E-Commerce Law Week, Issue 693February 4, 2012
EU Seeks To Pump Up Data Protection
The European Commission officially released draft data protection rules that would overhaul the 16-year-old data protection framework currently in place throughout the European Union. As we reported last month when working versions of the rules were leaked, the proposed framework comprises two new instruments – the General Data Protection Regulation and the Police and Criminal Justice Data Protection Directive – designed to address data protection challenges posed by new technologies. If adopted, the General Data Protection Regulation would replace the current Data Protection Directive and would harmonize the data protection laws of all 27 EU member nations, as the new Regulation would be directly applicable throughout the EU. That sounds like a good objective. The problem for businesses is that the new Regulation would impose significant new burdens on them, such as requiring that data subjects “opt-in” to most data processing and mandating that data subjects and regulators be notified of a breach within 24 hours. The Commission’s proposals have now been passed on to the European Parliament and individual EU Member States for discussion. The rules would take effect two years after they have been adopted.
French Court Narrows The Scope Of Immunity For Websites
A French court of appeals has ruled, in Jean-Marc D. vs. JFG Networks, that a blog site was not immune from liability for violations of France’s data privacy statute. Although EU and French law provide immunity to websites that host third-party content, the court held that the immunity was not applicable to the blog site because the site was not a passive, technical service but actively collected and processed bloggers’ personal information. The decision, if sustained, could have significant repercussions for websites that rely on third-party content and greatly narrow the scope of immunity provided under French law, and possibly under EU law generally if the French approach is adopted elsewhere.
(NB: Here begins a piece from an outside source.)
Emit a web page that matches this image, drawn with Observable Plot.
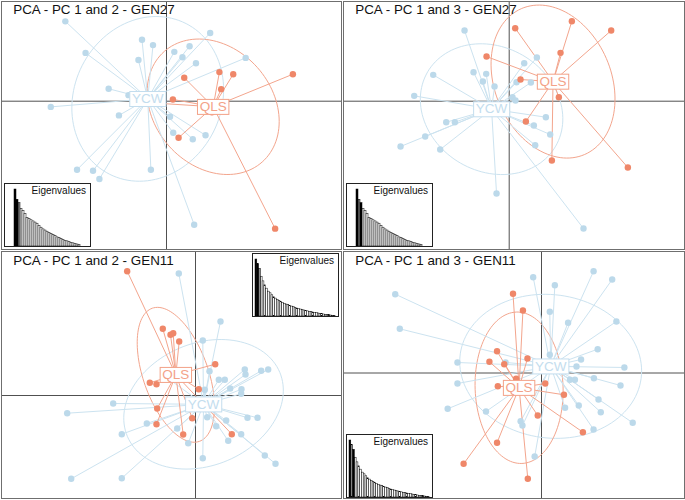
<!DOCTYPE html>
<html><head><meta charset="utf-8">
<script src="https://cdn.jsdelivr.net/npm/d3@7"></script>
<script src="https://cdn.jsdelivr.net/npm/@observablehq/plot@0.6"></script>
<style>
body{margin:0;background:#fff;font-family:"Liberation Sans",Arial,sans-serif}
#wrap{position:relative;width:685px;height:500px;overflow:hidden;background:#fff}
.panel{position:absolute}
.inset{position:absolute;box-sizing:border-box;border:1px solid #222;background:#fff;width:87px;height:64px}
.inset .lab{position:absolute;right:4px;top:2px;font-size:10px;line-height:10px;color:#111;white-space:nowrap}
.inset svg{position:absolute;left:0;top:0}
</style></head>
<body><div id="wrap"></div>
<script>
// ---------------- data ----------------
const popNames = ["YCW", "QLS"];
const titles = ["PCA - PC 1 and 2 - GEN27", "PCA - PC 1 and 3 - GEN27", "PCA - PC 1 and 2 - GEN11", "PCA - PC 1 and 3 - GEN11"];

// GEN27 principal component scores
const g27_ycw_pc1 = [-3.26,-2.85,-2.52,-2.28,-2.07,-1.89,-1.63,-1.34,-1.07,-0.79,-0.69,-0.44,-0.38,0.10,0.19,0.22,0.45,0.65,0.74,0.78,0.83,1.10,1.23,2.23];
const g27_ycw_pc2 = [-0.16,2.25,-1.93,1.36,-1.96,-2.19,0.35,-0.40,0.17,1.16,1.73,-1.93,1.58,-0.44,-0.89,1.39,1.24,1.55,-1.07,-3.48,1.07,-0.96,1.92,1.22];
const g27_ycw_pc3 = [-1.36,0.16,-1.06,0.79,-1.45,-0.63,-0.63,2.12,0.87,0.59,0.82,0.44,-2.77,0.12,0.02,0.57,1.14,0.56,-0.73,-1.32,1.31,-0.48,-1.00,-3.82];
const g27_qls_pc1 = [0.18,0.34,0.50,1.49,1.54,1.88,3.06,3.56,-0.68,1.28];
const g27_qls_pc2 = [0.05,-1.03,0.66,0.82,0.34,0.76,-3.59,0.76,-0.03,-0.31];
const g27_qls_pc3 = [2.19,0.65,-0.61,0.12,1.45,2.40,2.12,-1.99,1.34,-1.78];

// GEN11 principal component scores
const g11_ycw_pc1 = [-4.277,-4.143,-2.743,-2.457,-2.457,-1.623,-1.05,-0.610,-0.557,-0.243,-0.200,0.243,0.243,0.310,0.390,0.467,0.690,0.777,0.833,0.977,1.023,1.090,1.157,1.523,1.523,1.533,1.643,1.667,1.733,2.067,2.190,2.310,2.423,2.667];
const g11_ycw_pc2 = [-0.590,-2.777,-0.267,-1.290,-2.757,-0.933,0.667,-1.100,4.067,-1.590,-0.267,1.833,-2.090,0.190,-0.723,0.810,-1.023,0.523,2.467,0.523,-0.833,-1.510,0.233,0.057,-1.290,0.210,0.867,0.700,-0.743,-0.743,0.823,-2.000,0.867,-2.277];
const g11_ycw_pc3 = [2.304,1.292,-1.047,0.307,-0.307,-1.126,0.307,-1.409,-1.535,2.801,-2.442,1.789,0.532,0.190,2.567,0.190,-1.018,1.468,-0.199,-0.199,0.190,-0.950,0.395,2.977,-1.652,-0.152,0.696,-0.775,-1.146,2.734,1.506,-0.365,0.161,-1.456];
const g11_qls_pc1 = [-2.277,-1.523,-1.300,-1.277,-1.300,-1.090,-0.833,-0.743,-0.543,-0.410,-0.400,-0.110,0.110,0.657,1.210];
const g11_qls_pc2 = [4.143,0.423,0.377,-0.433,-0.957,2.223,2.023,2.077,1.800,-1.300,0.767,-0.757,0.210,1.043,-1.290];
const g11_qls_pc3 = [-2.655,0.327,0.637,-0.386,-2.041,0.257,2.316,-0.170,1.827,0.424,-3.094,-1.243,-0.307,-0.637,-1.731];

// eigenvalues (relative)
const eig27 = [10,8.2,7.6,6.6,6.2,5.7,5.0,4.8,4.6,4.4,4.2,4.0,3.6,3.3,3.0,2.8,2.6,2.4,2.2,2.0,1.8,1.6,1.45,1.3,1.15,1.0,0.9,0.8,0.65,0.55,0.45,0.35,0.25];
const eig11 = [17.2,15.8,14.4,12.0,10.6,9.4,8.4,7.5,7.0,6.4,5.8,5.4,5.0,4.7,4.4,4.1,3.8,3.6,3.4,3.2,3.0,2.8,2.6,2.4,2.2,2.1,1.9,1.8,1.7,1.55,1.4,1.3,1.2,1.1,1.0,0.9,0.8,0.7,0.6,0.5,0.45,0.4,0.3,0.2,0.1];

// ---------------- styles ----------------
const style = {
  YCW: {dot: "#bcd9ea", line: "#cce3f0", label: "#c3ddee"},
  QLS: {dot: "#ef8769", line: "#f3a58d", label: "#f3a288"}
};
const FONT = "Liberation Sans, Arial, sans-serif";

function inds(pop, a, b, c) { return a.map((v, i) => ({pop, pc1: v, pc2: b[i], pc3: c[i]})); }
const gen27 = [...inds("YCW", g27_ycw_pc1, g27_ycw_pc2, g27_ycw_pc3), ...inds("QLS", g27_qls_pc1, g27_qls_pc2, g27_qls_pc3)];
const gen11 = [...inds("YCW", g11_ycw_pc1, g11_ycw_pc2, g11_ycw_pc3), ...inds("QLS", g11_qls_pc1, g11_qls_pc2, g11_qls_pc3)];

// covariance ellipse (ade4 s.class style, cellipse = 1.5)
function ellipse(pts, xk, yk, k = 1.5, n = 120) {
  const mx = d3.mean(pts, d => d[xk]), my = d3.mean(pts, d => d[yk]);
  const vx = d3.mean(pts, d => (d[xk] - mx) ** 2), vy = d3.mean(pts, d => (d[yk] - my) ** 2);
  const cxy = d3.mean(pts, d => (d[xk] - mx) * (d[yk] - my));
  const delta = Math.sqrt((vx - vy) ** 2 + 4 * cxy * cxy);
  const l1 = (vx + vy + delta) / 2, l2 = Math.max(vx + vy - l1, 0);
  const th = Math.abs(cxy) < 1e-12 ? (vx >= vy ? 0 : Math.PI / 2) : Math.atan2(l1 - vx, cxy);
  const a = k * Math.sqrt(l1), b = k * Math.sqrt(l2);
  return d3.range(n).map(i => {
    const t = 2 * Math.PI * i / n, u = a * Math.cos(t), v = b * Math.sin(t);
    return {x: mx + u * Math.cos(th) - v * Math.sin(th), y: my + u * Math.sin(th) + v * Math.cos(th)};
  });
}

const panels = [
  {data: gen27, yk: "pc2", title: titles[0], eig: eig27, axes: [1, 2], left: 0, top: 0, W: 342, H: 250, m: [1, 1, 1, 1], ox: 166, oy: 100.7, s: 35.5, tdy: 3, inset: [4, 183]},
  {data: gen27, yk: "pc3", title: titles[1], eig: eig27, axes: [1, 3], left: 342, top: 0, W: 343, H: 250, m: [1, 1, 1, 1], ox: 166.7, oy: 100.7, s: 33.33, tdy: 3, inset: [346, 183]},
  {data: gen11, yk: "pc2", title: titles[2], eig: eig11, axes: [1, 2], left: 0, top: 250, W: 342, H: 250, m: [1, 1, 2, 1], ox: 195, oy: 145, s: 30, tdy: 4.3, inset: [252, 253]},
  {data: gen11, yk: "pc3", title: titles[3], eig: eig11, axes: [1, 3], left: 342, top: 250, W: 343, H: 250, m: [1, 1, 2, 1], ox: 199, oy: 122.5, s: 34.2, tdy: 4.3, inset: [346, 434]}
];

const wrap = document.getElementById("wrap");

for (const p of panels) {
  const [mT, mR, mB, mL] = p.m;
  const xDom = [(mL - p.ox) / p.s, (p.W - mR - p.ox) / p.s];
  const yDom = [(p.oy - (p.H - mB)) / p.s, (p.oy - mT) / p.s];
  const marks = [
    Plot.ruleX([0], {stroke: "#505050", strokeWidth: 1}),
    Plot.ruleY([0], {stroke: "#505050", strokeWidth: 1})
  ];
  const cents = [];
  const grp = {};
  for (const pop of popNames) {
    const g = p.data.filter(d => d.pop === pop);
    grp[pop] = g;
    cents.push({pop, x: d3.mean(g, d => d.pc1), y: d3.mean(g, d => d[p.yk])});
  }
  for (const pop of popNames) {
    marks.push(Plot.line(ellipse(grp[pop], "pc1", p.yk), {x: "x", y: "y", stroke: style[pop].line, strokeWidth: 1, curve: "linear-closed"}));
  }
  for (const pop of popNames) {
    const c = cents.find(d => d.pop === pop);
    marks.push(Plot.link(grp[pop], {x1: () => c.x, y1: () => c.y, x2: "pc1", y2: p.yk, stroke: style[pop].line, strokeWidth: 1}));
  }
  for (const pop of popNames) {
    marks.push(Plot.dot(grp[pop], {x: "pc1", y: p.yk, r: 3.2, fill: style[pop].dot, stroke: "none"}));
  }
  for (const pop of popNames) {
    const c = cents.find(d => d.pop === pop);
    marks.push(Plot.text([c], {x: "x", y: "y", text: "pop", fill: style[pop].label, fontSize: 13.5, fontFamily: FONT}));
  }
  marks.push(Plot.frame({stroke: "#6f6f6f", strokeWidth: 1}));
  marks.push(Plot.text([p.title], {frameAnchor: "top-left", lineAnchor: "top", dx: 11.7, dy: p.tdy, fontSize: 13.4, fill: "#111", fontFamily: FONT}));

  const svg = Plot.plot({
    width: p.W, height: p.H,
    marginTop: mT, marginRight: mR, marginBottom: mB, marginLeft: mL,
    x: {domain: xDom, axis: null},
    y: {domain: yDom, axis: null},
    style: {fontFamily: FONT, background: "#fff"},
    marks
  });
  const div = document.createElement("div");
  div.className = "panel";
  div.style.left = p.left + "px";
  div.style.top = p.top + "px";
  div.appendChild(svg);
  wrap.appendChild(div);

  // white boxes behind group labels
  svg.querySelectorAll("text").forEach(t => {
    const name = t.textContent;
    if (!style[name]) return;
    const bb = t.getBBox();
    const r = document.createElementNS("http://www.w3.org/2000/svg", "rect");
    r.setAttribute("x", bb.x - 2.2);
    r.setAttribute("y", bb.y + 0.3);
    r.setAttribute("width", bb.width + 4.4);
    r.setAttribute("height", bb.height);
    r.setAttribute("fill", "#fff");
    r.setAttribute("stroke", style[name].label);
    r.setAttribute("stroke-width", 1);
    const tr = t.getAttribute("transform");
    if (tr) r.setAttribute("transform", tr);
    t.parentNode.insertBefore(r, t);
  });

  // eigenvalue inset
  const eigData = p.eig.map((v, i) => ({k: i + 1, v, kind: p.axes.includes(i + 1) ? "sel" : (i < 3 ? "kept" : "other")}));
  const inset = document.createElement("div");
  inset.className = "inset";
  inset.style.left = p.inset[0] + "px";
  inset.style.top = p.inset[1] + "px";
  const fills = {sel: "#000", kept: "#8a8a8a", other: "#fff"};
  const isvg = Plot.plot({
    width: 85, height: 62,
    marginTop: 5, marginRight: 3, marginBottom: 0, marginLeft: 2,
    x: {type: "band", domain: eigData.map(d => d.k), padding: 0, axis: null},
    y: {domain: [0, d3.max(p.eig)], axis: null},
    style: {background: "transparent"},
    marks: ["other", "kept", "sel"].map(kind =>
      Plot.barY(eigData.filter(d => d.kind === kind), {x: "k", y: "v", fill: fills[kind], stroke: "#000", strokeWidth: 0.5}))
  });
  inset.appendChild(isvg);
  const lab = document.createElement("span");
  lab.className = "lab";
  lab.textContent = "Eigenvalues";
  inset.appendChild(lab);
  wrap.appendChild(inset);
}
</script>
</body></html>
U.S. Government Wants To Secure The Cloud
The National Institute of Standards and Technology (NIST), part of the U.S. Department of Commerce, last month released its finalized set of working guidelines for managing security and privacy issues in cloud computing. The 80-page special publication, Guidelines on Security and Privacy in Public Cloud Computing, outlines considerations government organizations should take when outsourcing data, applications, and infrastructure to cloud providers. Though the guidelines were prepared for use by federal agencies, NIST’s guidance may prove useful for companies that want to move some of their data operations to the cloud.